I never shot a buck as a young hunter in Pennsylvania, and the one chance I had was blown due to classic buck fever. I was in the Woodbury barrens when shots at daybreak rang out like machine guns. I looked up and two bucks were running straight toward me. I fired when they stopped for a second and missed. I was using my mom’s gun, a 25-35 that was a lighter caliber than a 30-30, but it had the typical lever action like the ones used by John Wayne in the movies. The first buck started toward me and then stopped again. He was the older of the two, and the younger buck stopped right behind him. My heart was pounding as I levered in a new shell but in my haste, it got jammed in the chamber and I could not get it out.
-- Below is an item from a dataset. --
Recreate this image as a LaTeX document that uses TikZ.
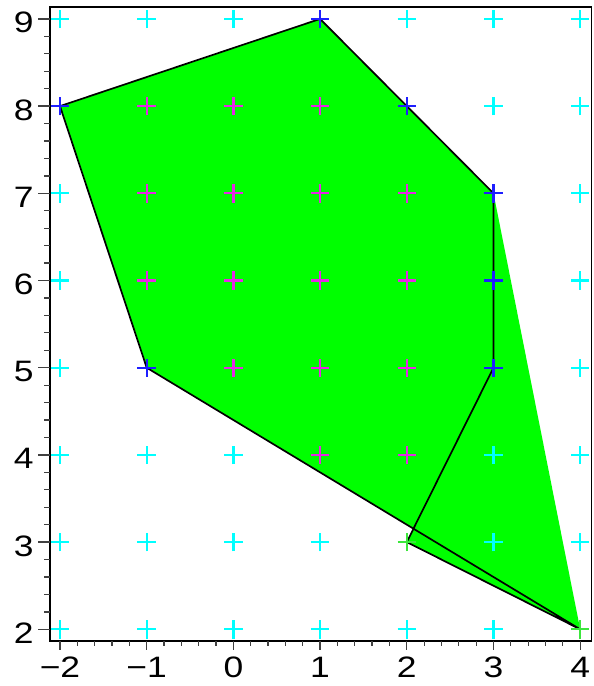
\documentclass[tikz,border=0pt]{standalone}
\usepackage{fontspec}
\setmainfont{Liberation Sans}
\definecolor{hullgreen}{RGB}{0,255,0}
\definecolor{ptcyan}{RGB}{0,255,255}
\definecolor{ptmag}{RGB}{230,40,230}
\definecolor{ptblue}{RGB}{30,30,255}
\definecolor{ptgreen}{RGB}{60,230,60}

\begin{document}
\begin{tikzpicture}[
  x=2.1675cm,y=2.18cm,
  hull/.style={fill=hullgreen},
  edge/.style={black,line width=1.2pt,line join=miter},
  frm/.style={black,line width=1pt},
  tck/.style={black!75,line width=0.9pt},
  lbl/.style={inner sep=0pt,font=\fontsize{21}{24}\selectfont,xscale=1.2},
  pics/lpt/.style={code={\draw[line width=1.6pt] (-0.23cm,0cm) -- (0.23cm,0cm) (0cm,-0.23cm) -- (0cm,0.23cm);}}]

  \useasboundingbox (-2.692,1.350) rectangle (4.148,9.217);

  % vertices of the polygon
  \coordinate (A) at (-2,8);
  \coordinate (B) at (1,9);
  \coordinate (C) at (3,7);
  \coordinate (D) at (3,5);
  \coordinate (E) at (2,3);
  \coordinate (F) at (4,2);
  \coordinate (G) at (-1,5);

  \fill[hull] (A) -- (B) -- (C) -- (F) -- (G) -- cycle;
  \fill[hull] (D) -- (E) -- (F) -- cycle;
  \draw[edge] (G) -- (A) -- (B) -- (C) -- (D) -- (E) -- (F) -- cycle;

  % frame and ticks
  \draw[frm] (-2.115,1.866) rectangle (4.133,9.136);
  \foreach \y in {2,...,9}
    \draw[tck] (-2.115,\y) -- ++(-0.29cm,0cm);
  \foreach \y in {2.2,2.4,...,8.9}
    \draw[tck] (-2.115,\y) -- ++(-0.14cm,0cm);
  \foreach \x in {-2,...,4}
    \draw[tck] (\x,1.866) -- ++(0cm,-0.23cm);
  \foreach \x in {-1.8,-1.6,...,3.9}
    \draw[tck] (\x,1.866) -- ++(0cm,-0.12cm);

  \foreach \y in {2,...,9}
    \node[lbl,anchor=base east] (ly\y) at ([yshift=-0.35cm]-2.30,\y) {\y};
  \foreach \x/\t in {-2/−2,-1/−1,0/0,1/1,2/2,3/3,4/4}
    \node[lbl,anchor=base] (lx\x) at (\x,1.450) {\t};

  % lattice points
  \foreach \p in {(-2,9),(-1,9),(0,9),(2,9),(3,9),(4,9),(3,8),(4,8),
                  (-2,7),(4,7),(-2,6),(4,6),(-2,5),(4,5),
                  (-2,4),(-1,4),(0,4),(3,4),(4,4),
                  (-2,3),(-1,3),(0,3),(1,3),(3,3),(4,3),
                  (-2,2),(-1,2),(0,2),(1,2),(2,2),(3,2)}
    \pic[color=ptcyan] at \p {lpt};
  \foreach \p in {(-1,8),(0,8),(1,8),(-1,7),(0,7),(1,7),(2,7),
                  (-1,6),(0,6),(1,6),(2,6),(0,5),(1,5),(2,5),(1,4),(2,4)}
    \pic[color=ptmag] at \p {lpt};
  \foreach \p in {(A),(B),(C),(D),(G),(2,8),(3,6)}
    \pic[color=ptblue] at \p {lpt};
  \foreach \p in {(E),(F)}
    \pic[color=ptgreen] at \p {lpt};
\end{tikzpicture}
\end{document}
It seemed like an eternity while the older buck looked to his right, then to the left where Uncle Clyde and my dad were sitting, and then behind toward the barrens. The younger buck pranced around, digging up the dirt, waiting to decide what to do. The older buck started to move a couple of times and two nearly ran me over as both bucks disappeared into the woods behind me. That old buck somehow knew I was the least of the dangerous humans. I did some hunting in my later years in Idaho and killed a couple of bucks and plenty of does, but I never had such a hunting experience again. I surely understood what was called ‘buck fever.’